— Start of Given information —
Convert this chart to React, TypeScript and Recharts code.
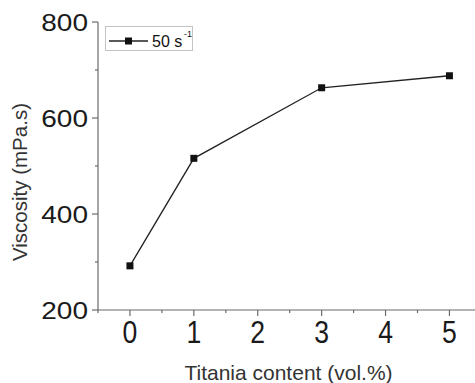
import React from "react";
import { LineChart, Line, XAxis, YAxis, Legend, Label } from "recharts";

// titania loading (vol.%) vs viscosity at 50 s^-1
const titaniaContent = [0, 1, 3, 5];
const viscosity = [292, 516, 663, 688];
const xTicks = [-0.5, 0, 0.5, 1, 1.5, 2, 2.5, 3, 3.5, 4, 4.5, 5];
const yTicks = [200, 300, 400, 500, 600, 700, 800];
const seriesName = "50 s";

const data = titaniaContent.map((c, i) => ({ content: c, viscosity: viscosity[i] }));

const FONT = "Arial, 'Liberation Sans', Helvetica, sans-serif";
const AXIS = "#6b6b6b";

const XTick = (props: any) => {
  const { x, y, payload } = props;
  const major = Number.isInteger(payload.value);
  return (
    <g>
      <line x1={x} x2={x} y1={y} y2={y + (major ? 6 : 3)} stroke={AXIS} strokeWidth={1.2} />
      {major && (
        <text
          transform={`translate(${x} ${y + 33}) scale(0.95 1.15)`}
          textAnchor="middle"
          fontSize={28}
          fontFamily={FONT}
          fill="#1a1a1a"
        >
          {payload.value}
        </text>
      )}
    </g>
  );
};

const YTick = (props: any) => {
  const { x, y, payload } = props;
  const major = payload.value % 200 === 0;
  return (
    <g>
      <line x1={x - (major ? 6 : 3)} x2={x} y1={y} y2={y} stroke={AXIS} strokeWidth={1.2} />
      {major && (
        <text
          transform={`translate(${x - 10} ${y + 9}) scale(1 0.87)`}
          textAnchor="end"
          fontSize={28}
          fontFamily={FONT}
          fill="#1a1a1a"
        >
          {payload.value}
        </text>
      )}
    </g>
  );
};

const SquareDot = (props: any) => {
  const { cx, cy, index } = props;
  return <rect key={index} x={cx - 3.5} y={cy - 3.5} width={7} height={7} fill="#111" />;
};

const LegendBox = (props: any) => {
  const entry = props.payload && props.payload[0];
  return (
    <svg width={88} height={25} style={{ display: "block" }}>
      <rect x={0.5} y={0.5} width={87} height={24} fill="#fff" stroke="#c4c4c4" />
      <line x1={4} x2={43} y1={15} y2={15} stroke="#222" strokeWidth={1.3} />
      <rect x={20} y={11.5} width={7} height={7} fill="#111" />
      <text x={47} y={21} fontSize={16} fontFamily={FONT} fill="#111">
        {entry ? entry.value : seriesName}
      </text>
      <text x={79} y={11} fontSize={9} fontFamily={FONT} fill="#111">
        -1
      </text>
    </svg>
  );
};

export default function App() {
  return (
    <div style={{ width: 475, height: 383 }}>
      <style>{`body{margin:0;background:#fff}`}</style>
      <LineChart
        width={475}
        height={383}
        data={data}
        margin={{ top: 22, right: 0, left: 0, bottom: 0 }}
      >
        <XAxis
          dataKey="content"
          type="number"
          domain={[-0.5, 5.4]}
          ticks={xTicks}
          allowDataOverflow
          height={73}
          tickSize={0}
          tickMargin={0}
          tickLine={false}
          tick={<XTick />}
          stroke={AXIS}
          strokeWidth={1.2}
          interval={0}
        >
          <Label
            content={(p: any) => {
              const vb = p.viewBox;
              return (
                <text
                  x={vb.x + vb.width / 2 + 2}
                  y={vb.y + 70}
                  textAnchor="middle"
                  fontSize={21}
                  fontFamily={FONT}
                  fill="#333"
                >
                  Titania content (vol.%)
                </text>
              );
            }}
          />
        </XAxis>
        <YAxis
          type="number"
          domain={[200, 800]}
          ticks={yTicks}
          width={98}
          tickSize={0}
          tickMargin={0}
          tickLine={false}
          tick={<YTick />}
          stroke={AXIS}
          strokeWidth={1.2}
          interval={0}
        >
          <Label
            content={(p: any) => {
              const vb = p.viewBox;
              const cx = 27;
              const cy = vb.y + vb.height / 2 + 16;
              return (
                <text
                  x={cx}
                  y={cy}
                  transform={`rotate(-90 ${cx} ${cy})`}
                  textAnchor="middle"
                  fontSize={20.5}
                  fontFamily={FONT}
                  fill="#333"
                >
                  Viscosity (mPa.s)
                </text>
              );
            }}
          />
        </YAxis>
        <Legend
          layout="horizontal"
          verticalAlign="middle"
          align="center"
          content={<LegendBox />}
          wrapperStyle={{ left: 105, top: 26, width: 88, height: 25 }}
        />
        <Line
          name={seriesName}
          dataKey="viscosity"
          stroke="#222"
          strokeWidth={1.3}
          dot={SquareDot}
          activeDot={false}
          isAnimationActive={false}
        />
      </LineChart>
    </div>
  );
}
— End of Given information —
Drop the images and repeat the data exactly.

- _Answer to this task_
Convert this chart to React, TypeScript and Recharts code.
import React from "react";
import { LineChart, Line, XAxis, YAxis, Legend, Label } from "recharts";

// titania loading (vol.%) vs viscosity at 50 s^-1
const titaniaContent = [0, 1, 3, 5];
const viscosity = [292, 516, 663, 688];
const xTicks = [-0.5, 0, 0.5, 1, 1.5, 2, 2.5, 3, 3.5, 4, 4.5, 5];
const yTicks = [200, 300, 400, 500, 600, 700, 800];
const seriesName = "50 s";

const data = titaniaContent.map((c, i) => ({ content: c, viscosity: viscosity[i] }));

const FONT = "Arial, 'Liberation Sans', Helvetica, sans-serif";
const AXIS = "#6b6b6b";

const XTick = (props: any) => {
  const { x, y, payload } = props;
  const major = Number.isInteger(payload.value);
  return (
    <g>
      <line x1={x} x2={x} y1={y} y2={y + (major ? 6 : 3)} stroke={AXIS} strokeWidth={1.2} />
      {major && (
        <text
          transform={`translate(${x} ${y + 33}) scale(0.95 1.15)`}
          textAnchor="middle"
          fontSize={28}
          fontFamily={FONT}
          fill="#1a1a1a"
        >
          {payload.value}
        </text>
      )}
    </g>
  );
};

const YTick = (props: any) => {
  const { x, y, payload } = props;
  const major = payload.value % 200 === 0;
  return (
    <g>
      <line x1={x - (major ? 6 : 3)} x2={x} y1={y} y2={y} stroke={AXIS} strokeWidth={1.2} />
      {major && (
        <text
          transform={`translate(${x - 10} ${y + 9}) scale(1 0.87)`}
          textAnchor="end"
          fontSize={28}
          fontFamily={FONT}
          fill="#1a1a1a"
        >
          {payload.value}
        </text>
      )}
    </g>
  );
};

const SquareDot = (props: any) => {
  const { cx, cy, index } = props;
  return <rect key={index} x={cx - 3.5} y={cy - 3.5} width={7} height={7} fill="#111" />;
};

const LegendBox = (props: any) => {
  const entry = props.payload && props.payload[0];
  return (
    <svg width={88} height={25} style={{ display: "block" }}>
      <rect x={0.5} y={0.5} width={87} height={24} fill="#fff" stroke="#c4c4c4" />
      <line x1={4} x2={43} y1={15} y2={15} stroke="#222" strokeWidth={1.3} />
      <rect x={20} y={11.5} width={7} height={7} fill="#111" />
      <text x={47} y={21} fontSize={16} fontFamily={FONT} fill="#111">
        {entry ? entry.value : seriesName}
      </text>
      <text x={79} y={11} fontSize={9} fontFamily={FONT} fill="#111">
        -1
      </text>
    </svg>
  );
};

export default function App() {
  return (
    <div style={{ width: 475, height: 383 }}>
      <style>{`body{margin:0;background:#fff}`}</style>
      <LineChart
        width={475}
        height={383}
        data={data}
        margin={{ top: 22, right: 0, left: 0, bottom: 0 }}
      >
        <XAxis
          dataKey="content"
          type="number"
          domain={[-0.5, 5.4]}
          ticks={xTicks}
          allowDataOverflow
          height={73}
          tickSize={0}
          tickMargin={0}
          tickLine={false}
          tick={<XTick />}
          stroke={AXIS}
          strokeWidth={1.2}
          interval={0}
        >
          <Label
            content={(p: any) => {
              const vb = p.viewBox;
              return (
                <text
                  x={vb.x + vb.width / 2 + 2}
                  y={vb.y + 70}
                  textAnchor="middle"
                  fontSize={21}
                  fontFamily={FONT}
                  fill="#333"
                >
                  Titania content (vol.%)
                </text>
              );
            }}
          />
        </XAxis>
        <YAxis
          type="number"
          domain={[200, 800]}
          ticks={yTicks}
          width={98}
          tickSize={0}
          tickMargin={0}
          tickLine={false}
          tick={<YTick />}
          stroke={AXIS}
          strokeWidth={1.2}
          interval={0}
        >
          <Label
            content={(p: any) => {
              const vb = p.viewBox;
              const cx = 27;
              const cy = vb.y + vb.height / 2 + 16;
              return (
                <text
                  x={cx}
                  y={cy}
                  transform={`rotate(-90 ${cx} ${cy})`}
                  textAnchor="middle"
                  fontSize={20.5}
                  fontFamily={FONT}
                  fill="#333"
                >
                  Viscosity (mPa.s)
                </text>
              );
            }}
          />
        </YAxis>
        <Legend
          layout="horizontal"
          verticalAlign="middle"
          align="center"
          content={<LegendBox />}
          wrapperStyle={{ left: 105, top: 26, width: 88, height: 25 }}
        />
        <Line
          name={seriesName}
          dataKey="viscosity"
          stroke="#222"
          strokeWidth={1.3}
          dot={SquareDot}
          activeDot={false}
          isAnimationActive={false}
        />
      </LineChart>
    </div>
  );
}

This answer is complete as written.